SADD observed Arbor Day on April 25 by planting a Japanese Yoshino flowering cherry tree. Student Faith Osborn contacted Reseda Nursery for the donation.
“Faith, thinking about our environment, wanted to plant a tree to enhance Discovery’s landscaping and leave a lasting memory of the 2014 eighth-grade class,” drama teacher and SADD sponsor Emma Wilbanks said.
SADD is a “peer-to-peer education and activism organization” that advocates for students to avoid underage drinking and drug use, risky and impaired driving, violence, suicide and unwise decisions, Wilbanks said. They want students to have “the best prevention tools possible to deal with the issues they face.”

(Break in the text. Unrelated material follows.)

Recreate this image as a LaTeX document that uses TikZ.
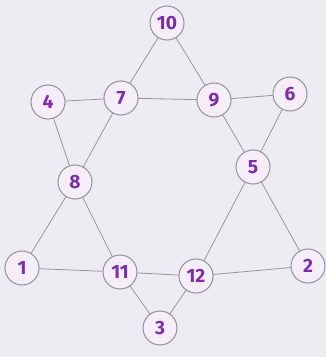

SADD’s leadership board includes Caroline White, Jordan Lehman, Annie Sieja, Becca Fraley, Zach Wood, Aija Abele, Anna Hershman, Savannah Brown, Michaela Philip, Allie Dutton, Katie Clark and Diamond Smith.
The Discovery SADD chapter sponsors social activities to encourage students “to make constructive choices. They have to be able to live with consequences of their choices,” she said. Any student can join.
Throughout the year, SADD pursues service projects. For Red Ribbon Week, members informed their classmates that “a young person dies every 33 minutes due to a destructive decision,” Wilbanks said. At Christmas, the club donated gifts for a child, a senior citizen and two other recipients with The Salvation Army’s Angel Tree program.
SADD organized a flash mob dance for the Veterans Day assembly. “We created cards with positive statements and passed them out randomly to promote saying positive things to others who might not otherwise hear something positive that particular day,” Wilbanks said.
At a typical SADD meeting, members discuss old/new business, brainstorm for awareness activities on campus and “talk about any topics of interest or concern to our members,” Wilbanks said. Meetings end with a fun activity “that gets every one mingling and interacting.”